The Register signale (ici, repéré par Ratatium) une étude d'un consultant britannique sur la chute du marché du disque au Royaume-Uni. Extrait (trad JMS) :

Capgemini a calculé que, sur les 480 M de £ perdus par l'industrie depuis 2004, 368 découlaient du changement de format : principalement l'éclatement de l'album CD en une sélection de titres numériques à la carte. Pour le reste, la piraterie concernerait 18% des pertes.

L'étude pointe aussi la responsabilité des supermarchés qui ont cassé les prix. En l'absence de détail sur la méthode de calcul, il faut rester prudent sur ces chiffres et déductions, d'autant que les polémiques, souvent de mauvaise foi, vont bon train on le sait dans ce secteur. On en trouve d'ailleurs un exemple étonnant dans le même billet, qui cite un industriel :

« Ce qui déconnecte le modèle iTunes de la réalité, c'est que, historiquement, ce qui marche pour la propriété intellectuelle ce sont les prix en bloc (bundled price), ce qui ne marche pas c'est la granularité. Croyez-vous que Alan Edgar Poe aurait pu faire de l'argent, s'il avait vendu Le Corbeau séparément de 30 autres poèmes ? »

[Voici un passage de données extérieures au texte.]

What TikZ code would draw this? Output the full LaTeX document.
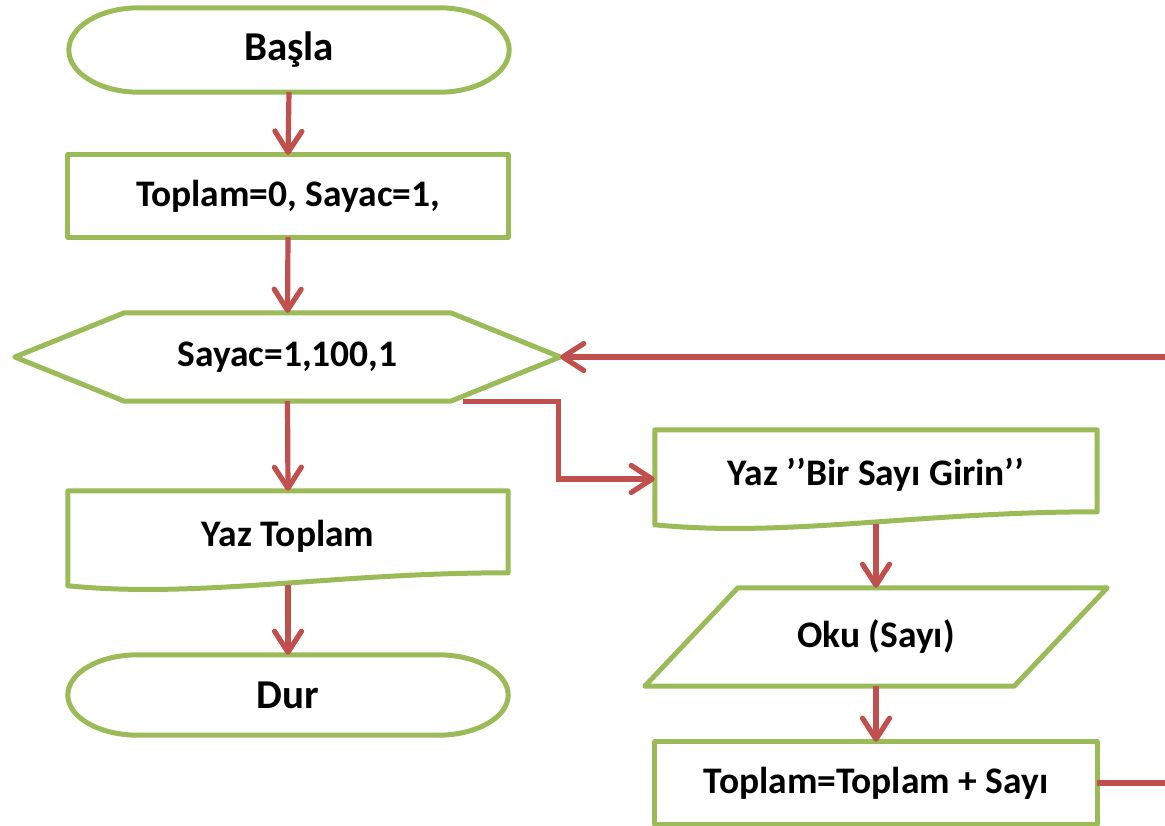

Le problème dans cette affirmation péremptoire est que Le Corbeau (ici), un des plus célèbres poèmes de la littérature anglophone, a été initialement publié dans un journal, The New York Mirror, où son auteur était critique (wkp). Il est difficile de prétendre qu'il a enrichi son auteur qui est plutôt considéré comme la figure de l'auteur romantique, mort dans la misère..

Néanmoins l'étude pointe une question de structure importante que l'on retrouve dans d'autres domaines, la Presse ou les revues scientifiques et le découpage en articles par exemple, et qui pourrait aussi être une explication de la relative résistance au numérique de l'édition de livres, rétifs à l'éclatement : quelle relation peut-on faire entre constitution des prix et granularité ?

En réalité, il n'y a pas une seule alternative pour la constitution des prix, mais trois options, et toute une gamme de possibilités intermédiaires. Il ne s'agit pas de choisir entre la vente d'albums ou de morceaux pour la musique, de journaux ou d'articles pour la presse ou encore d'abonnements de revues ou d'achats à l'article pour la science, mais entre ces options et une troisième : la rentabilisation de la collection par un ticket d'entrée payé a priori.

Et, pour compliquer encore le tableau, je rappelle que nous sommes dans un secteur de double marché : biens (en direction du lecteur, auditeur) et attention (en direction de l'annonceur).

Le grand changement du numérique est d'avoir transformé radicalement la structure des coûts, dans la distribution, bien sûr, mais aussi, et c'est souvent oublié, dans le traitement du document, et donc la possibilité de le repérer. La baisse des coûts de distribution ouvre la porte à la vente par morceaux, mais celle des coûts de traitement et de repérage ouvre la voie à la rentabilisation des collections. Si on ajoute maintenant la question des coûts de transaction : négociation avec les clients, gestion et sécurisation des flux monétaires, repérages des identités, etc. On se rend compte de l'intérêt de la valorisation de la collection, plutôt que de la multiplicité de micropaiements dans nombre de cas. C'est aussi une des explications de la préférence pour le marché des annonceurs : il y a moins d'acheteurs, donc moins de coûts de transaction.

Ces éléments expliquent, à mon avis, les évolutions récentes de la Presse sur le Net avec l'accès gratuit aux archives du NYT, ou encore les multiples tentatives d'accès direct à des catalogues musicaux. Voilà ce qui fait aussi la fortune de Elsevier dans le secteur de l'édition scientifique. J'ai emprunté le schéma ci-dessous à une intéressante brochure distribuée par Livre-Hebdo à la dernière foire du livre de Francfort (repéré par Bibliofrance).

Le classement 2007 de l’édition mondiale produit par Livres Hebdo (France) et publié en partenariat avec Buchreport (Allemagne), Publishers Weekly (Etats-Unis), Publishing Today (Chine) et Svensk Bokhandel (Suède), Pdf.

On voit donc dans ce schéma, et dans l'ensemble de la brochure, à la fois la réussite des éditeurs scientifiques qui ont investi dans le numérique et la vente de licence pour l'accès direct à d'énormes collections et la résistance des éditeurs de livres traditionnels, pour lesquels le Web n'est sans doute qu'une occasion de développer leur marketing. Pour ces derniers, comme je l'indiquais plus haut, découper un livre traditionnel n'a pas grand sens, dès lors le marché à l'unité est protégé car les prix restent élevés.